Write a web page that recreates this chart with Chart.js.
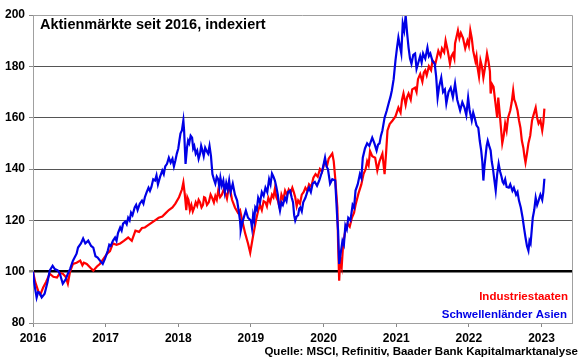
<!DOCTYPE html>
<html><head><meta charset="utf-8">
<script src="https://cdn.jsdelivr.net/npm/chart.js@4.4.1/dist/chart.umd.min.js"></script>
<style>html,body{margin:0;padding:0;background:#fff}#wrap{width:580px;height:359px}</style>
</head><body><div id="wrap"><canvas id="c" width="580" height="359"></canvas></div>
<script>
const titleText = "Aktienmärkte seit 2016, indexiert";
const sourceText = "Quelle: MSCI, Refinitiv, Baader Bank Kapitalmarktanalyse";
const seriesNames = ["Industriestaaten", "Schwellenländer Asien"];
const yTicks = [80, 100, 120, 140, 160, 180, 200];
const xTicks = [2016, 2017, 2018, 2019, 2020, 2021, 2022, 2023];

// [decimal year, index value]
const industriestaaten = [
[2016.00,100],[2016.03,96],[2016.07,92.6],[2016.10,91],[2016.14,93.8],[2016.18,96],[2016.23,99.2],[2016.28,98],[2016.33,97.7],[2016.37,99.5],[2016.41,99.2],[2016.45,98],[2016.48,95.3],[2016.51,100],[2016.55,103],[2016.60,103.5],[2016.65,104.3],[2016.68,102.5],[2016.70,103.5],[2016.74,103],[2016.79,101.5],[2016.83,100.4],[2016.88,102],[2016.92,103],[2016.97,105],[2017.02,107],[2017.06,108],[2017.10,111],[2017.15,110.5],[2017.20,111],[2017.25,112],[2017.31,113.3],[2017.36,112],[2017.41,116],[2017.46,115.5],[2017.50,117],[2017.54,117.2],[2017.58,118],[2017.63,119],[2017.68,120],[2017.73,121],[2017.78,121.5],[2017.82,122.6],[2017.87,124],[2017.92,125],[2017.96,126.5],[2018.01,129],[2018.05,132],[2018.07,134.7],[2018.09,130],[2018.11,124],[2018.125,129],[2018.14,128],[2018.16,124],[2018.18,126],[2018.20,123.5],[2018.22,125],[2018.24,127],[2018.26,125.7],[2018.28,128],[2018.30,127],[2018.32,125],[2018.34,126],[2018.355,129],[2018.37,128.8],[2018.395,126],[2018.42,127],[2018.445,130],[2018.47,128.5],[2018.49,127],[2018.51,129.5],[2018.53,128],[2018.55,131.6],[2018.575,129],[2018.60,130],[2018.625,132],[2018.65,130.4],[2018.67,128.5],[2018.69,132],[2018.71,132.7],[2018.74,128],[2018.78,125],[2018.82,123],[2018.85,124],[2018.88,119.9],[2018.92,115],[2018.96,111],[2018.99,107.4],[2019.03,114],[2019.07,120],[2019.10,123.8],[2019.125,126],[2019.15,124],[2019.175,127.5],[2019.20,127],[2019.22,125.5],[2019.24,128.8],[2019.265,127],[2019.29,130],[2019.31,129],[2019.33,132.3],[2019.35,129],[2019.37,127.7],[2019.395,125],[2019.42,130],[2019.445,128],[2019.47,131.6],[2019.495,130],[2019.52,132],[2019.545,130.5],[2019.57,132.7],[2019.59,131],[2019.61,129],[2019.63,125.5],[2019.65,127.7],[2019.675,126.5],[2019.70,130],[2019.725,131],[2019.75,132.7],[2019.775,131.5],[2019.80,134],[2019.83,133],[2019.86,136.6],[2019.89,138],[2019.92,137],[2019.95,140],[2019.98,139],[2020.02,143.3],[2020.05,141.5],[2020.07,144],[2020.12,146],[2020.14,143],[2020.16,136.6],[2020.19,125],[2020.20,111],[2020.215,96.5],[2020.23,105],[2020.25,102],[2020.27,111],[2020.30,116],[2020.33,118.7],[2020.36,117.5],[2020.39,121],[2020.42,123],[2020.44,126],[2020.48,130.4],[2020.52,134],[2020.55,138],[2020.58,140],[2020.60,143],[2020.62,141.5],[2020.64,147],[2020.67,145],[2020.71,144.4],[2020.74,139.4],[2020.77,143],[2020.81,146],[2020.84,138],[2020.86,146],[2020.88,155],[2020.91,157.5],[2020.95,158.9],[2020.99,160.5],[2021.03,163.9],[2021.06,162],[2021.08,167],[2021.10,169.4],[2021.13,165],[2021.15,168],[2021.17,169.4],[2021.20,167],[2021.22,171],[2021.26,171.7],[2021.28,170],[2021.30,175],[2021.33,177],[2021.36,174],[2021.38,177.5],[2021.40,178.4],[2021.42,176.5],[2021.45,180],[2021.48,178.5],[2021.50,182.3],[2021.54,181],[2021.56,183.5],[2021.58,186],[2021.61,184],[2021.63,187],[2021.66,185.5],[2021.68,190],[2021.71,186],[2021.74,181],[2021.76,184],[2021.78,185],[2021.80,183],[2021.81,188.9],[2021.85,194],[2021.87,191],[2021.89,193],[2021.92,191],[2021.95,187],[2021.98,190],[2022.00,188],[2022.02,194],[2022.04,191],[2022.06,186],[2022.09,182],[2022.105,184],[2022.12,179.5],[2022.14,176],[2022.16,182.3],[2022.18,180],[2022.20,175.6],[2022.22,179],[2022.25,185],[2022.27,182],[2022.29,178],[2022.30,169.4],[2022.32,173],[2022.34,172],[2022.365,166],[2022.39,160],[2022.405,167.8],[2022.43,160],[2022.445,155],[2022.46,150],[2022.48,153],[2022.50,157.7],[2022.52,155],[2022.54,160],[2022.57,162.8],[2022.59,166],[2022.61,170.6],[2022.625,167],[2022.64,166],[2022.67,162.8],[2022.69,159],[2022.71,156.1],[2022.73,151],[2022.75,148.3],[2022.765,145],[2022.78,142.5],[2022.80,146],[2022.82,150],[2022.845,153],[2022.87,158.9],[2022.89,161],[2022.92,163.9],[2022.94,160],[2022.96,157.7],[2022.985,159],[2023.01,155],[2023.025,158],[2023.04,163.5]
];

const schwellenlaenderAsien = [
[2016.00,100],[2016.02,95],[2016.05,89.9],[2016.07,92],[2016.09,91.8],[2016.12,90],[2016.16,91.4],[2016.20,96],[2016.23,100.4],[2016.27,102.3],[2016.30,101],[2016.34,100.5],[2016.37,99.2],[2016.41,95.3],[2016.45,97],[2016.48,99.2],[2016.51,101],[2016.55,104.3],[2016.60,107],[2016.62,109.4],[2016.66,111],[2016.69,112.9],[2016.72,111],[2016.76,112.1],[2016.80,110],[2016.83,109.4],[2016.86,106],[2016.89,105.5],[2016.93,104],[2016.96,103],[2016.99,105],[2017.03,108.2],[2017.05,110.5],[2017.07,110],[2017.10,112],[2017.13,113.3],[2017.15,112],[2017.17,115],[2017.20,117.2],[2017.22,116],[2017.24,118.7],[2017.27,119.5],[2017.29,118.5],[2017.31,121],[2017.33,120],[2017.35,123],[2017.37,122],[2017.40,125],[2017.42,126],[2017.44,124],[2017.47,126.5],[2017.50,127.7],[2017.52,126.5],[2017.54,129],[2017.565,131],[2017.59,132.7],[2017.61,131.5],[2017.63,133],[2017.655,136],[2017.68,135.5],[2017.70,137.5],[2017.72,134],[2017.75,137],[2017.78,139.4],[2017.80,138],[2017.82,141],[2017.845,142],[2017.87,144.4],[2017.895,142.5],[2017.92,144],[2017.94,141],[2017.96,143.3],[2017.98,146],[2018.00,148],[2018.015,151],[2018.03,153.8],[2018.05,155],[2018.07,158.9],[2018.08,155],[2018.10,142],[2018.12,148.3],[2018.135,151],[2018.15,150],[2018.17,153],[2018.19,152.2],[2018.205,148],[2018.22,149],[2018.24,146],[2018.26,147.2],[2018.28,144],[2018.30,146],[2018.315,149],[2018.33,147.5],[2018.35,145],[2018.37,148.3],[2018.39,147],[2018.41,146],[2018.43,149],[2018.45,145],[2018.47,138],[2018.49,136],[2018.51,134.3],[2018.53,137],[2018.55,136],[2018.565,133],[2018.58,136.6],[2018.60,133.5],[2018.62,135.5],[2018.64,131],[2018.66,134.5],[2018.68,132],[2018.70,135.5],[2018.72,131],[2018.75,134.3],[2018.78,130],[2018.81,127.7],[2018.83,124],[2018.85,119.9],[2018.86,116],[2018.89,120],[2018.93,123.8],[2018.96,121],[2019.00,119.9],[2019.015,117],[2019.03,122],[2019.045,120],[2019.06,125],[2019.08,124],[2019.10,128.8],[2019.125,127],[2019.15,131],[2019.175,129.5],[2019.20,132.7],[2019.225,131],[2019.25,136],[2019.27,134],[2019.29,138.2],[2019.31,137],[2019.33,135.5],[2019.35,133],[2019.37,130],[2019.385,126],[2019.40,123.8],[2019.42,127],[2019.44,126],[2019.47,128.8],[2019.49,127.5],[2019.51,131],[2019.54,131.6],[2019.56,129],[2019.58,127],[2019.595,122],[2019.61,119.9],[2019.63,121.5],[2019.65,122],[2019.665,124.5],[2019.68,125],[2019.70,123.5],[2019.72,127],[2019.75,128.8],[2019.775,131],[2019.80,132.7],[2019.825,131],[2019.85,134.3],[2019.88,135],[2019.91,133.5],[2019.94,135.5],[2019.98,139],[2020.02,144.4],[2020.04,141],[2020.06,140],[2020.09,134.3],[2020.12,136],[2020.16,135.5],[2020.19,120],[2020.20,116],[2020.215,103],[2020.24,108],[2020.26,112],[2020.28,110.5],[2020.30,118],[2020.32,116.5],[2020.34,121],[2020.37,120],[2020.40,126],[2020.42,125],[2020.44,131.6],[2020.47,134],[2020.50,138],[2020.52,136.5],[2020.54,144.4],[2020.57,148],[2020.60,150],[2020.63,149],[2020.67,152.2],[2020.70,150],[2020.73,147.2],[2020.75,149.5],[2020.77,150],[2020.79,153],[2020.81,155],[2020.84,160],[2020.87,162.8],[2020.90,166],[2020.92,168],[2020.94,170.6],[2020.965,175],[2020.99,182.3],[2021.01,187],[2021.03,191.2],[2021.05,188],[2021.07,185],[2021.09,196.7],[2021.11,194],[2021.13,199.8],[2021.15,193],[2021.17,187.3],[2021.19,183],[2021.21,181],[2021.235,184.5],[2021.26,185],[2021.28,179],[2021.30,181],[2021.33,184],[2021.35,181.5],[2021.37,185],[2021.40,183],[2021.43,187.3],[2021.45,184],[2021.47,185],[2021.50,182],[2021.53,181],[2021.55,176],[2021.57,167.8],[2021.59,172],[2021.62,175.6],[2021.645,170],[2021.67,171],[2021.69,165.5],[2021.72,170],[2021.75,171.7],[2021.78,168],[2021.81,173.3],[2021.84,167],[2021.88,162.8],[2021.91,166],[2021.94,163.9],[2021.965,161],[2021.99,167.8],[2022.01,163],[2022.04,158.9],[2022.06,162],[2022.08,160],[2022.105,157],[2022.13,156],[2022.15,151],[2022.17,147.2],[2022.185,143],[2022.20,135.5],[2022.215,141],[2022.23,145],[2022.245,149],[2022.26,151],[2022.28,149],[2022.30,147.2],[2022.315,143],[2022.33,140.5],[2022.35,136],[2022.37,131.6],[2022.39,138],[2022.41,142],[2022.43,139],[2022.45,137],[2022.465,135],[2022.48,134.3],[2022.50,136],[2022.52,133],[2022.55,132.7],[2022.57,134],[2022.60,131.5],[2022.62,132.7],[2022.65,130],[2022.67,131],[2022.69,127.7],[2022.715,125],[2022.74,121],[2022.76,117],[2022.78,113.3],[2022.80,110],[2022.82,108.2],[2022.835,112],[2022.85,111],[2022.865,116],[2022.88,121],[2022.90,124],[2022.92,128.8],[2022.94,126],[2022.96,127.7],[2022.985,130],[2023.01,128],[2023.025,131],[2023.04,136.2]
];

const toPts = arr => arr.map(p => ({x: p[0], y: p[1]}));
const FONT = "'Liberation Sans', Arial, sans-serif";
const RED = '#ff0000', BLUE = '#0000e6';

const overlay = {
  id: 'overlay',
  afterDraw(chart) {
    const {ctx, chartArea: a} = chart;
    ctx.save();
    ctx.strokeStyle = '#a0a0a0'; ctx.lineWidth = 1;
    ctx.beginPath();
    ctx.moveTo(a.left, a.top + 0.5); ctx.lineTo(a.right + 0.5, a.top + 0.5);
    ctx.lineTo(a.right + 0.5, a.bottom); ctx.stroke();
    ctx.font = 'bold 14.5px ' + FONT;
    ctx.fillStyle = '#000'; ctx.textBaseline = 'middle'; ctx.textAlign = 'left';
    ctx.fillText(titleText, a.left + 7, a.top + 10);
    ctx.font = 'bold 11.5px ' + FONT; ctx.textAlign = 'right';
    ctx.fillStyle = RED;
    ctx.fillText(seriesNames[0], a.right - 4, a.bottom - 26);
    ctx.fillStyle = BLUE;
    ctx.fillText(seriesNames[1], a.right - 5, a.bottom - 8);
    ctx.fillStyle = '#000';
    ctx.fillText(sourceText, chart.width - 2, chart.height - 7);
    ctx.restore();
  }
};

new Chart(document.getElementById('c'), {
  type: 'line',
  data: {
    datasets: [
      {label: seriesNames[1], data: toPts(schwellenlaenderAsien), borderColor: BLUE, borderWidth: 2.2, pointRadius: 0, tension: 0, order: 0},
      {label: seriesNames[0], data: toPts(industriestaaten), borderColor: RED, borderWidth: 2.2, pointRadius: 0, tension: 0, order: 1}
    ]
  },
  options: {
    responsive: false, animation: false,
    layout: {padding: {top: 15, right: 8, left: 0, bottom: 0}},
    plugins: {legend: {display: false}, tooltip: {enabled: false}},
    scales: {
      x: {
        type: 'linear', min: 2016, max: 2023.42,
        afterBuildTicks: s => { s.ticks = xTicks.map(v => ({value: v})); },
        afterFit: s => { s.height = 36; },
        border: {color: '#a0a0a0', width: 1},
        grid: {drawOnChartArea: false, drawTicks: true, tickLength: 4, tickColor: '#888'},
        ticks: {color: '#000', font: {family: FONT, weight: 'bold', size: 12}, padding: 4, maxRotation: 0, callback: v => String(v)}
      },
      y: {
        min: 80, max: 200,
        afterBuildTicks: s => { s.ticks = yTicks.map(v => ({value: v})); },
        afterFit: s => { s.width = 33; },
        border: {color: '#a0a0a0', width: 1},
        grid: {
          drawTicks: true, tickLength: 4, tickColor: '#888',
          color: c => c.tick.value === 100 ? '#000' : (c.tick.value === 80 || c.tick.value === 200 ? 'rgba(0,0,0,0)' : '#555'),
          lineWidth: c => c.tick.value === 100 ? 2.5 : 1
        },
        ticks: {color: '#000', font: {family: FONT, weight: 'bold', size: 12}, padding: 4, callback: v => String(v)}
      }
    }
  },
  plugins: [overlay]
});
</script></body></html>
++++++++++
What is asked: Write out exactly the opening lines of the data, stopping after the line that holds "const xTicks = [2016, 2017, 2018, 2019, 2020, 2021, 2022, 2023];". Exclude pictures.

Correct answer:
Write a web page that recreates this chart with Chart.js.
<!DOCTYPE html>
<html><head><meta charset="utf-8">
<script src="https://cdn.jsdelivr.net/npm/chart.js@4.4.1/dist/chart.umd.min.js"></script>
<style>html,body{margin:0;padding:0;background:#fff}#wrap{width:580px;height:359px}</style>
</head><body><div id="wrap"><canvas id="c" width="580" height="359"></canvas></div>
<script>
const titleText = "Aktienmärkte seit 2016, indexiert";
const sourceText = "Quelle: MSCI, Refinitiv, Baader Bank Kapitalmarktanalyse";
const seriesNames = ["Industriestaaten", "Schwellenländer Asien"];
const yTicks = [80, 100, 120, 140, 160, 180, 200];
const xTicks = [2016, 2017, 2018, 2019, 2020, 2021, 2022, 2023];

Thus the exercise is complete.